Exhibit A: The cards.
Exhibit B: The kid with a very, very good idea.
Working card by card, I could place a photo reference with every element of the game. Was this necessary? No. I liked the challenge. Also, it's fun that the miniature matches as close as I cared to get with each card you could play during the game. Oddly, only one such figure departs dramatically from her depiction on the cards: Nurse Becky.

The nurse in question. Coincidentally, also the kid from above.
In this picture, she looks a little like Taylor Swift on Halloween.

She doesn't wear a nametag, have jewelry, or carry a purse at any point in the game art. The sculptors kept it together for a dozen heroes and a handful of zombies and then went AWOL on the last one. Eh, can't win 'em all. So it was back to making up details like I normally do.

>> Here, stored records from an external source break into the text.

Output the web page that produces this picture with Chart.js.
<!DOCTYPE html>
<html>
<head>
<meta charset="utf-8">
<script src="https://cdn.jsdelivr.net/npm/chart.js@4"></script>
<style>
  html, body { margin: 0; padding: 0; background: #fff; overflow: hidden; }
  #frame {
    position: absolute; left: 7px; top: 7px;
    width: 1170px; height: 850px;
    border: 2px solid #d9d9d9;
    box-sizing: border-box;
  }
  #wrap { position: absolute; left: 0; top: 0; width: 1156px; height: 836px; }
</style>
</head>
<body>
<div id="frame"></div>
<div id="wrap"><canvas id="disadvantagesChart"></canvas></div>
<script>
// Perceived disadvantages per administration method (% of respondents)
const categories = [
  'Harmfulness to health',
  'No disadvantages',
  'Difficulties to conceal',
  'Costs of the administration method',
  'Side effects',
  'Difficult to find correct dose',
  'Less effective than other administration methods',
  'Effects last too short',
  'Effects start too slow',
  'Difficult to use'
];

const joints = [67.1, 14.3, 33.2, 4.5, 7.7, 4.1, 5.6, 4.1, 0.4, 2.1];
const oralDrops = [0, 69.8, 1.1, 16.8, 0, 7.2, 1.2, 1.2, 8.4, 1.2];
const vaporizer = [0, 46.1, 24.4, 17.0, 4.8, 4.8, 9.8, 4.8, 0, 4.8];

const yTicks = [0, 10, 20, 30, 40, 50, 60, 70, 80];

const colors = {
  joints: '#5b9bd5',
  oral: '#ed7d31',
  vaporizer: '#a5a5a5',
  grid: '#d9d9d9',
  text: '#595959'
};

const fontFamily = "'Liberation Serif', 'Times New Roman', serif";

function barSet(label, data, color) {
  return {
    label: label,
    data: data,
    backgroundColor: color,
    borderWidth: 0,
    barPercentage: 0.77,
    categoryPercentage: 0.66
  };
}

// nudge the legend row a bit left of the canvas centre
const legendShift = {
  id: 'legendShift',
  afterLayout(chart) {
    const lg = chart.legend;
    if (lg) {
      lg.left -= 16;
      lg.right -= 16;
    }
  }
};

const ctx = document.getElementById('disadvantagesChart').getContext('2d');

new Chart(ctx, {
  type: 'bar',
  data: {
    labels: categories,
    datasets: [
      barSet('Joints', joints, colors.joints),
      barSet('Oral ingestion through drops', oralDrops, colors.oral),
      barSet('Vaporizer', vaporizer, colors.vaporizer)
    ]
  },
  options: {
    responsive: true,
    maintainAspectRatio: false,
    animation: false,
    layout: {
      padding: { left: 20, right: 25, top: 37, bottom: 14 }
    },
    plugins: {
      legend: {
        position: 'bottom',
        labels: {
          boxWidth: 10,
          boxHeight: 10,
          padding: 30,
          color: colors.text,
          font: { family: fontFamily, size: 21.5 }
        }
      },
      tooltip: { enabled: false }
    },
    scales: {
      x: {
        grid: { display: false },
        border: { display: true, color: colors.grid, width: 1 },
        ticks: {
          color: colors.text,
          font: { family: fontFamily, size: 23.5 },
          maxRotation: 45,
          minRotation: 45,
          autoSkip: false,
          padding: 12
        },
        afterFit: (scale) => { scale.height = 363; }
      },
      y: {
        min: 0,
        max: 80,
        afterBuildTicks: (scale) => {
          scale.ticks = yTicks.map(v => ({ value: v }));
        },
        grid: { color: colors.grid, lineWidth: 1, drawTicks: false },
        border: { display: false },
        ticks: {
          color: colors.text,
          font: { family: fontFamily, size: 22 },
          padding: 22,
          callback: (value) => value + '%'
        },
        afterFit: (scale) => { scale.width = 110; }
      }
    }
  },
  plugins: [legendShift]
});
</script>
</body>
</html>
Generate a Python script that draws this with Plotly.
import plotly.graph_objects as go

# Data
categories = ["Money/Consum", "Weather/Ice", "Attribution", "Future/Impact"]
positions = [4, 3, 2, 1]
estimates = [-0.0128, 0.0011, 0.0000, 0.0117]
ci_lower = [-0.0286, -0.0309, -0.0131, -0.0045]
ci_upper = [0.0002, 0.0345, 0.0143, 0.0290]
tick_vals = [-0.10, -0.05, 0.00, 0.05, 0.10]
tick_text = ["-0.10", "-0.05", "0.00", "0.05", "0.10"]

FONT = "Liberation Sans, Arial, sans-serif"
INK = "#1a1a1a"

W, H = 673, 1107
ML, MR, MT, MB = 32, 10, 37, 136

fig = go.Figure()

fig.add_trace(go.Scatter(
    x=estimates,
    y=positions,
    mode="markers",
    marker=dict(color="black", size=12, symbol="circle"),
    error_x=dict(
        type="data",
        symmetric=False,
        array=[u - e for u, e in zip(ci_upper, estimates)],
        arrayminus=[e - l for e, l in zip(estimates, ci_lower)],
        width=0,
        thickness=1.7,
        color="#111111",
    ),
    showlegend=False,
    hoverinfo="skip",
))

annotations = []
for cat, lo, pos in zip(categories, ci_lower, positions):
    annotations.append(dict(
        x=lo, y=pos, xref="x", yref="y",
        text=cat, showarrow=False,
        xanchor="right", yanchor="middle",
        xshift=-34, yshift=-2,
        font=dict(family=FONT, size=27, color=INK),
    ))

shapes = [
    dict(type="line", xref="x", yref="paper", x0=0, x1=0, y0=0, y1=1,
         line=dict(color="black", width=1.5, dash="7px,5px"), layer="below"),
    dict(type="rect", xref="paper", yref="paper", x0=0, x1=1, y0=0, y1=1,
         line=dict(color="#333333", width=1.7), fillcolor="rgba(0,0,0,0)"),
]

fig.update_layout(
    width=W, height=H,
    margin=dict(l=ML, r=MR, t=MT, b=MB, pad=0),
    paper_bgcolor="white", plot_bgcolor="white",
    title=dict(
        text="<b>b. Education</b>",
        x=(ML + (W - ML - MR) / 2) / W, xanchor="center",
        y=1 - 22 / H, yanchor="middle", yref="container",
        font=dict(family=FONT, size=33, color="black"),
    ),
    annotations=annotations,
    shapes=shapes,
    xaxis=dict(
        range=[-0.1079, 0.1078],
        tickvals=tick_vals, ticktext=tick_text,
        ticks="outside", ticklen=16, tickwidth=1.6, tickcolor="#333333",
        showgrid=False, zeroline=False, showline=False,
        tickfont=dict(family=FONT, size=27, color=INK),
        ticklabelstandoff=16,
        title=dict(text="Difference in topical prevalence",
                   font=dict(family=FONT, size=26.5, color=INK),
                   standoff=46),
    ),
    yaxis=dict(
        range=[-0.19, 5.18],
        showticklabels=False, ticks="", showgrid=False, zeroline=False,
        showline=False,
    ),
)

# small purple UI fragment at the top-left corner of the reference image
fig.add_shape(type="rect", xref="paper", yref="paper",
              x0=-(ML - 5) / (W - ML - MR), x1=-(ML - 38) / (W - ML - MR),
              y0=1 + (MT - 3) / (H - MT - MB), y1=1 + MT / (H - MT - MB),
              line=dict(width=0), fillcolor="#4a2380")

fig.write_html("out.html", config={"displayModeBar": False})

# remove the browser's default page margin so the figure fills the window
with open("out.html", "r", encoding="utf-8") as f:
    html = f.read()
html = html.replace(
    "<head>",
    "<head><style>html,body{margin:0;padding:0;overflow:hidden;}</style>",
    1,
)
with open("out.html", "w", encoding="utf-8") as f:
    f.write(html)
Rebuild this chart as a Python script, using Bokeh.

Once you've painted your minis, it's time for securing your work against future damage. You'll notice that final shots of my minis are fairly glossy. That's because the last step, after the paint is dry, the wash is applied, and the drybrushing is over, is a final coat of undiluted Future. It's designed to survive foot traffic, I imagine it can handle board gaming or falling off a scenic element some day. If you dislike the gloss effect, there are various matte sprays and paints that can be applied over it, but gloss sealants are harder than their matte equivalent in my experience, so I go for the durability and then tone it down after the fact if I need to. For game pieces, I think glossy suits them just fine.

We've provided all the shots you could want over on our Facebook page. Check 'em out, give us a Like, and we'll see you next time.


BONUS: If you stuck around to find out how to make your own glass palette, pull the glass (it has to be real glass, not plastic!) out of your dollar store picture frame, and tear strips of duct tape in half, down to about an inch wide. Carefully apply them around the edges of the palette so that half the strip is on the front, wraps over the edge, and on to the back. Make sure you cover the corners! Once the whole thing is wrapped, you should be safe from the sharp edges of the glass and you can mix paint to your heart's content. Once too much crud has built up, scrape all the dry paint off with a razor or window scraper and you have a clean palette forever.

1 comment:

  1. Just went to go look up this floor wax, since I've never heard of making my own wash, and it sounds fantastic. Apparently, the product has gone through another name change, and now it's called Floor Care Multi Surface Finish with Future Shine. The internets has also mentioned that the one they have got for wood floors says Future Shine, but has no acrylic.